DATA SECTION:
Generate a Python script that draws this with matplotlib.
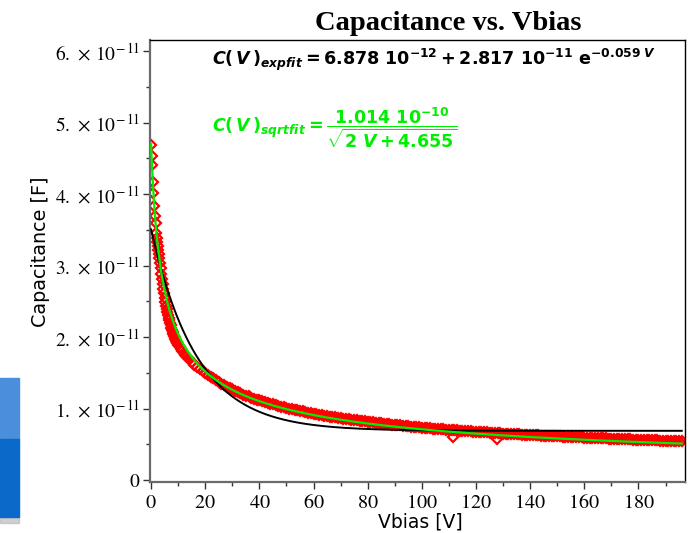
import numpy as np
import matplotlib
matplotlib.use("Agg")
import matplotlib.pyplot as plt
from matplotlib.ticker import MultipleLocator
from matplotlib.patches import Rectangle

# ---------------- data (capacitance in units of 1e-11 F) ----------------
v_data = [0.0, 0.18, 0.32, 0.63, 0.87, 1.18, 1.45, 1.66, 2.0, 2.15, 2.3, 2.45, 2.6, 2.8, 3.0,
          3.25, 3.5, 3.75, 4.0, 4.25, 4.5, 4.75, 5.0, 5.25, 5.5, 5.75, 6.0, 6.25, 6.5, 6.75,
          7.0, 7.25, 7.5, 7.75, 8.0, 8.25, 8.5, 8.75, 9.0, 9.25, 9.5, 9.75, 10, 10.5,
          11, 11.5, 12, 12.5, 13, 13.5, 14, 15, 16, 17, 18, 19, 20, 21, 22, 23, 24, 25, 26, 27,
          28, 29, 30, 31, 32, 33, 34, 35, 36, 37, 38, 39, 40,
          41, 42, 43, 44, 45, 46, 47, 48, 49, 50, 51, 52, 53, 54, 55, 56, 57, 58, 59, 60,
          61, 62, 63, 64, 65, 66, 67, 68, 69, 70, 71, 72, 73, 74, 75, 76, 77, 78, 79, 80,
          81, 82, 83, 84, 85, 86, 87, 88, 89, 90, 91, 92, 93, 94, 95, 96, 97, 98, 99, 100,
          101, 102, 103, 104, 105, 106, 107, 108, 109, 110, 111, 112, 113, 114, 115, 116,
          117, 118, 119, 120, 121, 122, 123, 124, 125, 126, 127, 128, 129, 130, 131, 132,
          133, 134, 135, 136, 137, 138, 139, 140, 141, 142, 143, 144, 145, 146, 147, 148,
          149, 150, 151, 152, 153, 154, 155, 156, 157, 158, 159, 160, 161, 162, 163, 164,
          165, 166, 167, 168, 169, 170, 171, 172, 173, 174, 175, 176, 177, 178, 179, 180,
          181, 182, 183, 184, 185, 186, 187, 188, 189, 190, 191, 192, 193, 194, 195, 196]
c_data = [4.69, 4.53, 4.41, 4.17, 4.01, 3.83, 3.69, 3.59, 3.45, 3.39, 3.33, 3.275, 3.22, 3.16, 3.10,
          3.03, 2.96, 2.885, 2.81, 2.74, 2.67, 2.61, 2.55, 2.495, 2.44, 2.395, 2.355, 2.31, 2.27, 2.235,
          2.20, 2.165, 2.13, 2.10, 2.07, 2.045, 2.02, 1.995, 1.97, 1.95, 1.93, 1.91, 1.89, 1.861,
          1.834, 1.806, 1.779, 1.755, 1.731, 1.71, 1.690, 1.652, 1.615, 1.581, 1.550, 1.523,
          1.497, 1.470, 1.444, 1.420, 1.397, 1.372, 1.347, 1.324,
          1.307, 1.286, 1.266, 1.247, 1.229, 1.211, 1.195, 1.179, 1.168, 1.153, 1.139, 1.125, 1.112,
          1.102, 1.092, 1.080, 1.068, 1.057, 1.046, 1.036, 1.026, 1.016, 1.006, 1.000, 0.993,
          0.984, 0.975, 0.967, 0.959, 0.951, 0.943, 0.935, 0.928,
          0.921, 0.914, 0.907, 0.900, 0.893, 0.887, 0.881, 0.875, 0.869, 0.863, 0.860, 0.857,
          0.851, 0.846, 0.840, 0.835, 0.830, 0.825, 0.820, 0.815,
          0.810, 0.806, 0.801, 0.797, 0.792, 0.788, 0.783, 0.779, 0.775, 0.771, 0.767, 0.763,
          0.759, 0.756, 0.752, 0.748, 0.744, 0.741, 0.737, 0.734,
          0.730, 0.727, 0.723, 0.720, 0.717, 0.714, 0.711, 0.708, 0.705, 0.702, 0.699, 0.697,
          0.694, 0.691, 0.688, 0.685,
          0.682, 0.680, 0.677, 0.675, 0.672, 0.670, 0.667, 0.665, 0.662, 0.660, 0.657, 0.655,
          0.652, 0.650, 0.648, 0.646,
          0.644, 0.642, 0.640, 0.638, 0.635, 0.633, 0.631, 0.630, 0.628, 0.626, 0.624, 0.622,
          0.620, 0.618, 0.616, 0.615,
          0.613, 0.611, 0.609, 0.607, 0.605, 0.603, 0.601, 0.600, 0.598, 0.597, 0.595, 0.594,
          0.592, 0.590, 0.588, 0.587,
          0.585, 0.584, 0.582, 0.581, 0.579, 0.578, 0.576, 0.575, 0.573, 0.572, 0.570, 0.569,
          0.567, 0.566, 0.564, 0.563,
          0.561, 0.560, 0.558, 0.557, 0.556, 0.555, 0.553, 0.552, 0.551, 0.550, 0.548, 0.547,
          0.546, 0.545, 0.543, 0.542]
v_outlier = [111.5, 127.6]
c_outlier = [0.606, 0.570]

# fit parameters as printed on the chart
exp_a, exp_b, exp_k = 6.878e-12, 2.817e-11, 0.059
sqrt_num, sqrt_c = 1.014e-10, 4.655
v_fit_max = 196.0

x_ticks = [0, 20, 40, 60, 80, 100, 120, 140, 160, 180]
y_ticks = [0, 1e-11, 2e-11, 3e-11, 4e-11, 5e-11, 6e-11]
y_tick_labels = [r"$0$", r"$1.\,\times\,10^{-\,11}$", r"$2.\,\times\,10^{-\,11}$",
                 r"$3.\,\times\,10^{-\,11}$", r"$4.\,\times\,10^{-\,11}$",
                 r"$5.\,\times\,10^{-\,11}$", r"$6.\,\times\,10^{-\,11}$"]

# ---------------- figure ----------------
plt.rcParams["mathtext.fontset"] = "stix"
plt.rcParams["mathtext.rm"] = "DejaVu Sans:bold"
plt.rcParams["mathtext.it"] = "DejaVu Sans:italic:bold"
plt.rcParams["mathtext.bf"] = "DejaVu Sans:bold"
plt.rcParams["mathtext.sf"] = "DejaVu Sans:bold"

W, H = 692, 533
fig = plt.figure(figsize=(W / 100, H / 100), dpi=100)

# left decorative blue panel
fig.patches.append(Rectangle((0, 1 - 523 / H), 19 / W, 6 / H, transform=fig.transFigure,
                             color="#b0b0b0", alpha=0.6, zorder=0))
fig.patches.append(Rectangle((0, 1 - 439 / H), 19 / W, 61 / H, transform=fig.transFigure,
                             color="#4a8fdb", zorder=1))
fig.patches.append(Rectangle((0, 1 - 517 / H), 19 / W, 78 / H, transform=fig.transFigure,
                             color="#0b69c9", zorder=1))

ax = fig.add_axes([150 / W, 1 - 482 / H, 535 / W, 442 / H])

mk = dict(linestyle="none", marker="D", ms=5.0, mfc="none", mec="#ff0000", mew=1.6, zorder=2)
ax.plot(np.array(v_data), np.array(c_data) * 1e-11, **mk)
ax.plot(np.array(v_outlier), np.array(c_outlier) * 1e-11, **mk)

vf = np.linspace(0, v_fit_max, 500)
ax.plot(vf, exp_a + exp_b * np.exp(-exp_k * vf), color="black", lw=1.4, zorder=3)
ax.plot(vf, sqrt_num / np.sqrt(2 * vf + sqrt_c), color="#00ee00", lw=1.6, zorder=4)

ax.set_xlim(-0.4, 197.2)
ax.set_ylim(-0.028e-11, 6.154e-11)

ax.set_xticks(x_ticks)
ax.set_xticklabels([r"$%d$" % t for t in x_ticks])
ax.xaxis.set_minor_locator(MultipleLocator(10))
ax.set_yticks(y_ticks)
ax.set_yticklabels(y_tick_labels)
ax.yaxis.set_minor_locator(MultipleLocator(0.5e-11))
for lbl in ax.get_xticklabels() + ax.get_yticklabels():
    lbl.set_math_fontfamily("stix")
ax.tick_params(axis="both", which="major", direction="out", length=5, width=1,
               color="#333333", pad=2)
ax.tick_params(axis="y", which="major", labelsize=14)
ax.tick_params(axis="x", which="major", labelsize=14.5, pad=3)
ax.tick_params(axis="both", which="minor", direction="out", length=3, width=1, color="#333333")

for s in ("left", "bottom"):
    ax.spines[s].set_color("#6a6a6a")
    ax.spines[s].set_linewidth(1.6)
for s in ("top", "right"):
    ax.spines[s].set_color("black")
    ax.spines[s].set_linewidth(1.0)

fig.text(448 / W, 1 - 30 / H, "Capacitance vs. Vbias", ha="center", va="baseline",
         family="Liberation Serif", weight="bold", size=20.5)
fig.text(420 / W, 1 - 527 / H, "Vbias [V]", ha="center", va="baseline",
         family="DejaVu Sans", size=13.5)
fig.text(50 / W, 1 - 252 / H, "Capacitance [F]", ha="right", va="center",
         rotation=90, family="DejaVu Sans", size=13.8)

t1 = fig.text(212 / W, 1 - 65 / H,
              r"$C(\,V\,)_{expfit} = 6.878\ 10^{-12} + 2.817\ 10^{-11}\ \mathrm{e}^{-0.059\ V}$",
              ha="left", va="baseline", size=12.6, color="black")
t1.set_math_fontfamily("custom")
t2 = fig.text(212 / W, 1 - 132 / H,
              r"$C(\,V\,)_{sqrtfit} = \dfrac{1.014\ 10^{-10}}{\sqrt{2\ V + 4.655}}$",
              ha="left", va="baseline", size=12.6, color="#00ee00")
t2.set_math_fontfamily("custom")

fig.savefig("out.png", dpi=100)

AIM:
Up to and including the line with "from matplotlib.patches import Rectangle", copy the data above from its first line. Skip pictures.

IN RESPONSE:
Generate a Python script that draws this with matplotlib.
import numpy as np
import matplotlib
matplotlib.use("Agg")
import matplotlib.pyplot as plt
from matplotlib.ticker import MultipleLocator
from matplotlib.patches import Rectangle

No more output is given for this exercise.